/---

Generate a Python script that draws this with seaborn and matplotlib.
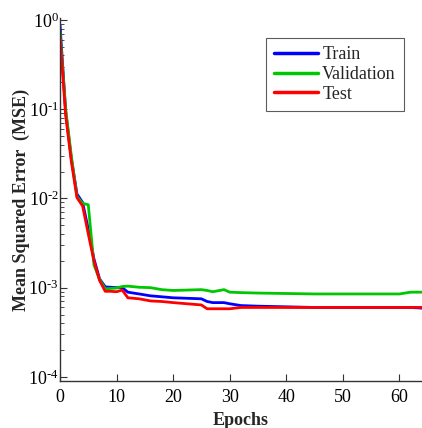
import numpy as np
import pandas as pd
import seaborn as sns
import matplotlib.pyplot as plt
from matplotlib.ticker import FuncFormatter

# values (MSE per epoch)
epochs = [0, 1, 2, 3, 4, 5, 6, 7, 8, 9, 10, 11, 12, 14, 16, 18, 20, 25, 26, 27,
          29, 30, 32, 35, 40, 45, 50, 55, 60, 62, 64]
train = [0.88, 0.095, 0.028, 0.0112, 0.0090, 0.0045, 0.0021, 0.00125, 0.00102, 0.00101, 0.00100,
         0.00100, 0.00089, 0.00085, 0.00081, 0.00079, 0.00077, 0.00075, 0.00070, 0.00068,
         0.00068, 0.00066, 0.00063, 0.00062, 0.00061, 0.00060, 0.00060, 0.00060, 0.00060, 0.00060, 0.00059]
validation = [0.73, 0.10, 0.030, 0.0105, 0.0088, 0.0085, 0.0018, 0.00123, 0.00097, 0.00098, 0.00099,
              0.00103, 0.00104, 0.00101, 0.00100, 0.00095, 0.00093, 0.00095, 0.00093, 0.00090,
              0.00095, 0.00089, 0.00088, 0.00087, 0.00086, 0.00085, 0.00085, 0.00085, 0.00085, 0.00089, 0.00089]
test = [0.66, 0.085, 0.026, 0.0102, 0.0082, 0.0040, 0.0020, 0.00120, 0.00091, 0.00091, 0.00090,
        0.00094, 0.00077, 0.00075, 0.00071, 0.00070, 0.00068, 0.00064, 0.00058, 0.00058,
        0.00058, 0.00058, 0.00060, 0.00060, 0.00060, 0.00060, 0.00060, 0.00060, 0.00060, 0.00060, 0.00060]
series_names = ['Train', 'Validation', 'Test']
colors = ['#0000ff', '#00c800', '#ff0000']
y_ticks = [1e-4, 1e-3, 1e-2, 1e-1, 1e0]

df = pd.DataFrame({'Epochs': epochs, 'Train': train, 'Validation': validation, 'Test': test})
long_df = df.melt(id_vars='Epochs', var_name='Set', value_name='MSE')

sns.set_style("ticks")
plt.rcParams['font.family'] = ['Liberation Serif', 'DejaVu Serif']
plt.rcParams['mathtext.fontset'] = 'custom'
plt.rcParams['mathtext.rm'] = 'Liberation Serif'
plt.rcParams['mathtext.it'] = 'Liberation Serif'

fig = plt.figure(figsize=(4.22, 4.28), dpi=100)
ax = fig.add_axes([60 / 422, 1 - 381 / 428, 362 / 422, 363 / 428])

sns.lineplot(data=long_df, x='Epochs', y='MSE', hue='Set', hue_order=series_names,
             palette=colors, linewidth=2, ax=ax)

ax.set_yscale('log')
ax.set_ylim(0.9e-4, 1.05)
ax.set_xlim(0, 64)
ax.set_xticks([0, 10, 20, 30, 40, 50, 60])
ax.set_yticks(y_ticks)


def pow_label(v, pos):
    e = int(round(np.log10(v)))
    if e < 0:
        return r'$10^{\text{-}%d}$' % (-e)
    return r'$10^{%d}$' % e


ax.yaxis.set_major_formatter(FuncFormatter(pow_label))

for side in ['top', 'right']:
    ax.spines[side].set_visible(False)
for side in ['left', 'bottom']:
    ax.spines[side].set_color('#333333')
    ax.spines[side].set_linewidth(1.0)

ax.tick_params(axis='both', which='major', direction='in', length=5, width=0.8,
               color='#333333', labelsize=13, labelcolor='black')
ax.tick_params(axis='x', which='major', pad=6)
ax.tick_params(axis='y', which='major', pad=1)
ax.tick_params(axis='y', which='minor', direction='in', length=3, width=0.6, color='#333333')

ax.set_xlabel('Epochs', fontsize=13, fontweight='bold', labelpad=4)
ax.set_ylabel('Mean Squared Error  (MSE)', fontsize=13, fontweight='bold', labelpad=-1)

leg = ax.legend(loc='upper right', bbox_to_anchor=(344 / 362, 1 - 20 / 363),
                fontsize=13, frameon=True, fancybox=False, handlelength=2.4,
                borderpad=0.45, labelspacing=0.15, handletextpad=0.25, borderaxespad=0)
leg.get_frame().set_edgecolor('#333333')
leg.get_frame().set_linewidth(0.8)
for line in leg.get_lines():
    line.set_linewidth(2.5)

fig.savefig('out.png', dpi=100)
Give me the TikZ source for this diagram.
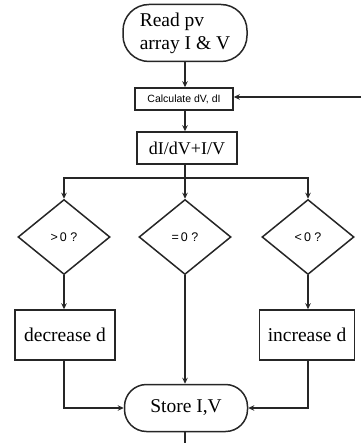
\documentclass[tikz,border=0pt]{standalone}
\usepackage{fontspec}
\setmainfont{Liberation Serif}
\newfontfamily\sansf{Liberation Sans}
\usetikzlibrary{shapes.geometric,arrows.meta}
\begin{document}
\begin{tikzpicture}[x=1pt,y=-1pt,line width=1.5pt,
  arr/.style={-{Stealth[length=6pt,width=5.5pt]}},
  ln/.style={draw=black!85},
  proc/.style={draw=black!85,rectangle,inner sep=0pt,align=center},
  term/.style={draw=black!85,rectangle,rounded corners=22pt,inner sep=0pt,align=center},
  dec/.style={draw=black!85,diamond,inner sep=0pt,minimum width=92pt,minimum height=75pt,font=\sansf\fontsize{12.5}{13}\selectfont}]
\useasboundingbox (0,0) rectangle (361,443);
\node[term,minimum width=124pt,minimum height=57pt,rounded corners=26pt,font=\fontsize{19.5}{23}\selectfont,align=left] (read) at (185,33) {Read pv\\array I \& V};
\node[proc,minimum width=98pt,minimum height=22pt,font=\sansf\fontsize{10.5}{11}\selectfont] (calc) at (184,99) {Calculate dV, dI};
\node[proc,minimum width=100pt,minimum height=32pt,font=\fontsize{18}{20}\selectfont] (ratio) at (187,148) {dI/dV+I/V};
\coordinate (split) at (185,178);
\node[dec] (d1) at (64,237) {{>}\,0 ?};
\node[dec] (d2) at (185,237) {=\,0 ?};
\node[dec] (d3) at (308,237) {{<}\,0 ?};
\node[proc,minimum width=100pt,minimum height=50pt,font=\fontsize{19.5}{21}\selectfont] (decd) at (65,335) {decrease d};
\node[proc,minimum width=95pt,minimum height=50pt,font=\fontsize{19.5}{21}\selectfont] (incd) at (307,335) {increase d};
\node[term,minimum width=123pt,minimum height=47pt,font=\fontsize{19.5}{21}\selectfont] (store) at (186,408) {Store I,V};
\coordinate (fb) at (361,97);
\coordinate (bot) at (185,443);
\draw[ln,arr] (read.south) -- (calc.north -| read.south);
\draw[ln,arr] (read.south |- calc.south) -- (read.south |- ratio.north);
\draw[ln] (read.south |- ratio.south) -- (split);
\draw[ln,arr] (split) -| (d1.north);
\draw[ln,arr] (split) -| (d3.north);
\draw[ln,arr] (split) -- (d2.north);
\draw[ln,arr] (d1.south) -- (d1.south |- decd.north);
\draw[ln,arr] (d3.south) -- (d3.south |- incd.north);
\draw[ln,arr] (d2.south) -- (d2.south |- store.north);
\draw[ln,arr] (d1.south |- decd.south) |- (store.west);
\draw[ln,arr] (d3.south |- incd.south) |- (store.east);
\draw[ln] (store.south -| split) -- (bot);
\draw[ln,arr] (fb) -- (calc.east |- fb);
\end{tikzpicture}
\end{document}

\---

• GIVEN REQUEST: Repeat the records word for word. Any picture in them should be left out.

• FULL OUTPUT:
Generate a Python script that draws this with seaborn and matplotlib.
import numpy as np
import pandas as pd
import seaborn as sns
import matplotlib.pyplot as plt
from matplotlib.ticker import FuncFormatter

# values (MSE per epoch)
epochs = [0, 1, 2, 3, 4, 5, 6, 7, 8, 9, 10, 11, 12, 14, 16, 18, 20, 25, 26, 27,
          29, 30, 32, 35, 40, 45, 50, 55, 60, 62, 64]
train = [0.88, 0.095, 0.028, 0.0112, 0.0090, 0.0045, 0.0021, 0.00125, 0.00102, 0.00101, 0.00100,
         0.00100, 0.00089, 0.00085, 0.00081, 0.00079, 0.00077, 0.00075, 0.00070, 0.00068,
         0.00068, 0.00066, 0.00063, 0.00062, 0.00061, 0.00060, 0.00060, 0.00060, 0.00060, 0.00060, 0.00059]
validation = [0.73, 0.10, 0.030, 0.0105, 0.0088, 0.0085, 0.0018, 0.00123, 0.00097, 0.00098, 0.00099,
              0.00103, 0.00104, 0.00101, 0.00100, 0.00095, 0.00093, 0.00095, 0.00093, 0.00090,
              0.00095, 0.00089, 0.00088, 0.00087, 0.00086, 0.00085, 0.00085, 0.00085, 0.00085, 0.00089, 0.00089]
test = [0.66, 0.085, 0.026, 0.0102, 0.0082, 0.0040, 0.0020, 0.00120, 0.00091, 0.00091, 0.00090,
        0.00094, 0.00077, 0.00075, 0.00071, 0.00070, 0.00068, 0.00064, 0.00058, 0.00058,
        0.00058, 0.00058, 0.00060, 0.00060, 0.00060, 0.00060, 0.00060, 0.00060, 0.00060, 0.00060, 0.00060]
series_names = ['Train', 'Validation', 'Test']
colors = ['#0000ff', '#00c800', '#ff0000']
y_ticks = [1e-4, 1e-3, 1e-2, 1e-1, 1e0]

df = pd.DataFrame({'Epochs': epochs, 'Train': train, 'Validation': validation, 'Test': test})
long_df = df.melt(id_vars='Epochs', var_name='Set', value_name='MSE')

sns.set_style("ticks")
plt.rcParams['font.family'] = ['Liberation Serif', 'DejaVu Serif']
plt.rcParams['mathtext.fontset'] = 'custom'
plt.rcParams['mathtext.rm'] = 'Liberation Serif'
plt.rcParams['mathtext.it'] = 'Liberation Serif'

fig = plt.figure(figsize=(4.22, 4.28), dpi=100)
ax = fig.add_axes([60 / 422, 1 - 381 / 428, 362 / 422, 363 / 428])

sns.lineplot(data=long_df, x='Epochs', y='MSE', hue='Set', hue_order=series_names,
             palette=colors, linewidth=2, ax=ax)

ax.set_yscale('log')
ax.set_ylim(0.9e-4, 1.05)
ax.set_xlim(0, 64)
ax.set_xticks([0, 10, 20, 30, 40, 50, 60])
ax.set_yticks(y_ticks)


def pow_label(v, pos):
    e = int(round(np.log10(v)))
    if e < 0:
        return r'$10^{\text{-}%d}$' % (-e)
    return r'$10^{%d}$' % e


ax.yaxis.set_major_formatter(FuncFormatter(pow_label))

for side in ['top', 'right']:
    ax.spines[side].set_visible(False)
for side in ['left', 'bottom']:
    ax.spines[side].set_color('#333333')
    ax.spines[side].set_linewidth(1.0)

ax.tick_params(axis='both', which='major', direction='in', length=5, width=0.8,
               color='#333333', labelsize=13, labelcolor='black')
ax.tick_params(axis='x', which='major', pad=6)
ax.tick_params(axis='y', which='major', pad=1)
ax.tick_params(axis='y', which='minor', direction='in', length=3, width=0.6, color='#333333')

ax.set_xlabel('Epochs', fontsize=13, fontweight='bold', labelpad=4)
ax.set_ylabel('Mean Squared Error  (MSE)', fontsize=13, fontweight='bold', labelpad=-1)

leg = ax.legend(loc='upper right', bbox_to_anchor=(344 / 362, 1 - 20 / 363),
                fontsize=13, frameon=True, fancybox=False, handlelength=2.4,
                borderpad=0.45, labelspacing=0.15, handletextpad=0.25, borderaxespad=0)
leg.get_frame().set_edgecolor('#333333')
leg.get_frame().set_linewidth(0.8)
for line in leg.get_lines():
    line.set_linewidth(2.5)

fig.savefig('out.png', dpi=100)
Give me the TikZ source for this diagram.
\documentclass[tikz,border=0pt]{standalone}
\usepackage{fontspec}
\setmainfont{Liberation Serif}
\newfontfamily\sansf{Liberation Sans}
\usetikzlibrary{shapes.geometric,arrows.meta}
\begin{document}
\begin{tikzpicture}[x=1pt,y=-1pt,line width=1.5pt,
  arr/.style={-{Stealth[length=6pt,width=5.5pt]}},
  ln/.style={draw=black!85},
  proc/.style={draw=black!85,rectangle,inner sep=0pt,align=center},
  term/.style={draw=black!85,rectangle,rounded corners=22pt,inner sep=0pt,align=center},
  dec/.style={draw=black!85,diamond,inner sep=0pt,minimum width=92pt,minimum height=75pt,font=\sansf\fontsize{12.5}{13}\selectfont}]
\useasboundingbox (0,0) rectangle (361,443);
\node[term,minimum width=124pt,minimum height=57pt,rounded corners=26pt,font=\fontsize{19.5}{23}\selectfont,align=left] (read) at (185,33) {Read pv\\array I \& V};
\node[proc,minimum width=98pt,minimum height=22pt,font=\sansf\fontsize{10.5}{11}\selectfont] (calc) at (184,99) {Calculate dV, dI};
\node[proc,minimum width=100pt,minimum height=32pt,font=\fontsize{18}{20}\selectfont] (ratio) at (187,148) {dI/dV+I/V};
\coordinate (split) at (185,178);
\node[dec] (d1) at (64,237) {{>}\,0 ?};
\node[dec] (d2) at (185,237) {=\,0 ?};
\node[dec] (d3) at (308,237) {{<}\,0 ?};
\node[proc,minimum width=100pt,minimum height=50pt,font=\fontsize{19.5}{21}\selectfont] (decd) at (65,335) {decrease d};
\node[proc,minimum width=95pt,minimum height=50pt,font=\fontsize{19.5}{21}\selectfont] (incd) at (307,335) {increase d};
\node[term,minimum width=123pt,minimum height=47pt,font=\fontsize{19.5}{21}\selectfont] (store) at (186,408) {Store I,V};
\coordinate (fb) at (361,97);
\coordinate (bot) at (185,443);
\draw[ln,arr] (read.south) -- (calc.north -| read.south);
\draw[ln,arr] (read.south |- calc.south) -- (read.south |- ratio.north);
\draw[ln] (read.south |- ratio.south) -- (split);
\draw[ln,arr] (split) -| (d1.north);
\draw[ln,arr] (split) -| (d3.north);
\draw[ln,arr] (split) -- (d2.north);
\draw[ln,arr] (d1.south) -- (d1.south |- decd.north);
\draw[ln,arr] (d3.south) -- (d3.south |- incd.north);
\draw[ln,arr] (d2.south) -- (d2.south |- store.north);
\draw[ln,arr] (d1.south |- decd.south) |- (store.west);
\draw[ln,arr] (d3.south |- incd.south) |- (store.east);
\draw[ln] (store.south -| split) -- (bot);
\draw[ln,arr] (fb) -- (calc.east |- fb);
\end{tikzpicture}
\end{document}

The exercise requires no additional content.